Retype the data exactly, from its first line to the line containing "const total = shares.reduce((a, b)", including both, and skip any picture.

######

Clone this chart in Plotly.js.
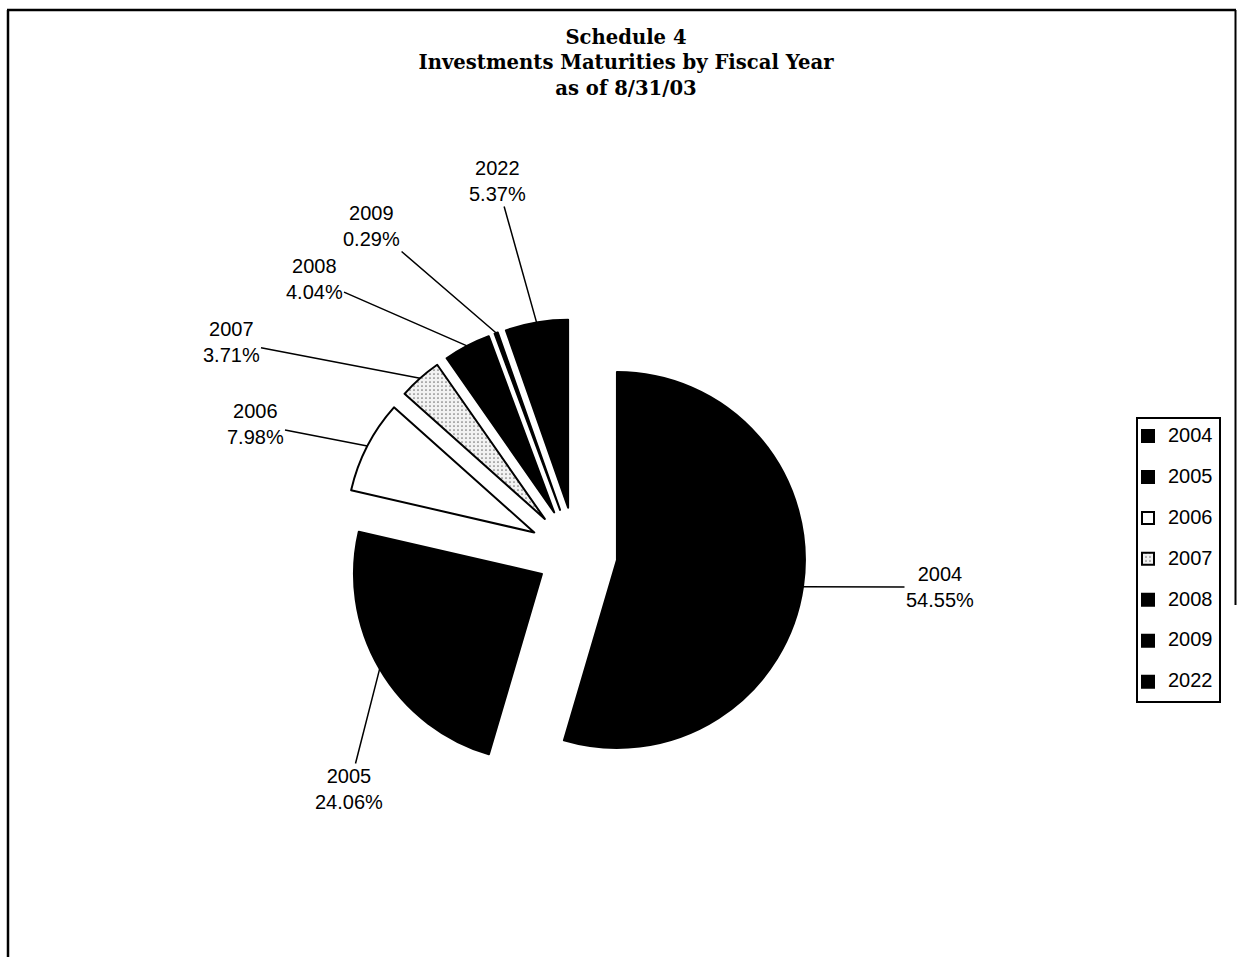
<!DOCTYPE html>
<html>
<head>
<meta charset="utf-8">
<script src="https://cdn.plot.ly/plotly-3.0.1.min.js"></script>
<style>
  html, body { margin: 0; padding: 0; background: #fff; }
  #chart { width: 1237px; height: 957px; }
</style>
</head>
<body>
<div id="chart"></div>
<script>
// ---- data ----
const years = ['2004', '2005', '2006', '2007', '2008', '2009', '2022'];
const shares = [54.55, 24.06, 7.98, 3.71, 4.04, 0.29, 5.37];

// ---- styles / positions ----
const sliceColors = ['#000000', '#000000', '#ffffff', '#eeeeee', '#000000', '#000000', '#000000'];
const slicePull = [0.22, 0.21, 0.25, 0.25, 0.25, 0.25, 0.25];
// label centres in pixels (text block centre)
const labelPosX = [940, 349, 255, 231, 314, 372, 497];
const labelPosY = [587, 789, 424, 342, 279, 226, 181];

const W = 1237, H = 957;
const dom = { x: [0.2757, 0.6556], y: [0.1754, 0.6667] };

// geometry of the pie as Plotly lays it out (used only to aim leader lines)
const cx = W * (dom.x[0] + dom.x[1]) / 2;
const cy = H * (1 - (dom.y[0] + dom.y[1]) / 2);
const maxPull = Math.max(...slicePull);
const rad = Math.min(W * (dom.x[1] - dom.x[0]), H * (dom.y[1] - dom.y[0])) / (2 + 2 * maxPull);
const total = shares.reduce((a, b) => a + b, 0);

const annotations = [];
let cum = 0;
shares.forEach((v, i) => {
  const mid = (cum + v / 2) / total * 2 * Math.PI;
  cum += v;
  const ux = Math.sin(mid), uy = -Math.cos(mid);
  const px = cx + (1 + slicePull[i]) * rad * ux;
  const py = cy + (1 + slicePull[i]) * rad * uy;
  annotations.push({
    xref: 'paper', yref: 'paper',
    x: px / W, y: 1 - py / H,
    ax: labelPosX[i] - px, ay: labelPosY[i] - py,
    text: years[i] + '<br>' + (v / total * 100).toFixed(2) + '%',
    showarrow: true, arrowhead: 0, arrowwidth: 1.5, arrowcolor: '#000',
    standoff: 0, startstandoff: 0,
    font: { family: 'Liberation Sans, Arial, sans-serif', size: 20, color: '#000' },
    align: 'center'
  });
});

const trace = {
  type: 'pie',
  labels: years.map(y => "<span style='font-size:20px'>" + y + "</span><br> "),
  values: shares,
  sort: false,
  direction: 'clockwise',
  rotation: 0,
  pull: slicePull,
  textinfo: 'none',
  hoverinfo: 'label+percent',
  domain: dom,
  marker: {
    colors: sliceColors,
    line: { color: '#000', width: 2 },
    pattern: {
      shape: ['', '', '', '.', '', '', ''],
      fgcolor: '#777', bgcolor: '#f2f2f2', size: 4, solidity: 0.15
    }
  }
};

const layout = {
  width: W, height: H,
  margin: { l: 0, r: 0, t: 0, b: 0 },
  paper_bgcolor: '#fff',
  plot_bgcolor: '#fff',
  title: {
    text: 'Schedule 4<br>Investments Maturities by Fiscal Year<br>as of 8/31/03',
    font: { family: 'DejaVu Serif, Liberation Serif, serif', size: 19.6, weight: 'bold', color: '#000' },
    x: 626 / W, xanchor: 'center',
    xref: 'container', yref: 'container',
    y: 1 - 44 / H, yanchor: 'top'
  },
  showlegend: true,
  legend: {
    x: 1128 / W, xanchor: 'left',
    y: 1 - 420 / H, yanchor: 'top',
    bgcolor: 'rgba(0,0,0,0)', borderwidth: 0,
    font: { family: 'Liberation Sans, Arial, sans-serif', size: 14.6, color: '#000' },
    valign: 'top',
    itemclick: false, itemdoubleclick: false
  },
  annotations: annotations,
  shapes: [
    { type: 'line', xref: 'paper', yref: 'paper', x0: 7 / W, x1: 1236 / W, y0: 1 - 10 / H, y1: 1 - 10 / H, line: { color: '#000', width: 2.5 } },
    { type: 'line', xref: 'paper', yref: 'paper', x0: 8 / W, x1: 8 / W, y0: 1 - 10 / H, y1: -0.01, line: { color: '#000', width: 2.5 } },
    { type: 'line', xref: 'paper', yref: 'paper', x0: 1235.5 / W, x1: 1235.5 / W, y0: 1 - 10 / H, y1: 1 - 605 / H, line: { color: '#000', width: 2 } },
    // legend frame
    { type: 'rect', xref: 'paper', yref: 'paper', x0: 1137 / W, x1: 1220 / W, y0: 1 - 702 / H, y1: 1 - 418 / H, line: { color: '#000', width: 2 }, fillcolor: 'rgba(0,0,0,0)' }
  ]
};

Plotly.newPlot('chart', [trace], layout, { displayModeBar: false, staticPlot: true });
</script>
</body>
</html>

######

# The response
Clone this chart in Plotly.js.
<!DOCTYPE html>
<html>
<head>
<meta charset="utf-8">
<script src="https://cdn.plot.ly/plotly-3.0.1.min.js"></script>
<style>
  html, body { margin: 0; padding: 0; background: #fff; }
  #chart { width: 1237px; height: 957px; }
</style>
</head>
<body>
<div id="chart"></div>
<script>
// ---- data ----
const years = ['2004', '2005', '2006', '2007', '2008', '2009', '2022'];
const shares = [54.55, 24.06, 7.98, 3.71, 4.04, 0.29, 5.37];

// ---- styles / positions ----
const sliceColors = ['#000000', '#000000', '#ffffff', '#eeeeee', '#000000', '#000000', '#000000'];
const slicePull = [0.22, 0.21, 0.25, 0.25, 0.25, 0.25, 0.25];
// label centres in pixels (text block centre)
const labelPosX = [940, 349, 255, 231, 314, 372, 497];
const labelPosY = [587, 789, 424, 342, 279, 226, 181];

const W = 1237, H = 957;
const dom = { x: [0.2757, 0.6556], y: [0.1754, 0.6667] };

// geometry of the pie as Plotly lays it out (used only to aim leader lines)
const cx = W * (dom.x[0] + dom.x[1]) / 2;
const cy = H * (1 - (dom.y[0] + dom.y[1]) / 2);
const maxPull = Math.max(...slicePull);
const rad = Math.min(W * (dom.x[1] - dom.x[0]), H * (dom.y[1] - dom.y[0])) / (2 + 2 * maxPull);
const total = shares.reduce((a, b) => a + b, 0);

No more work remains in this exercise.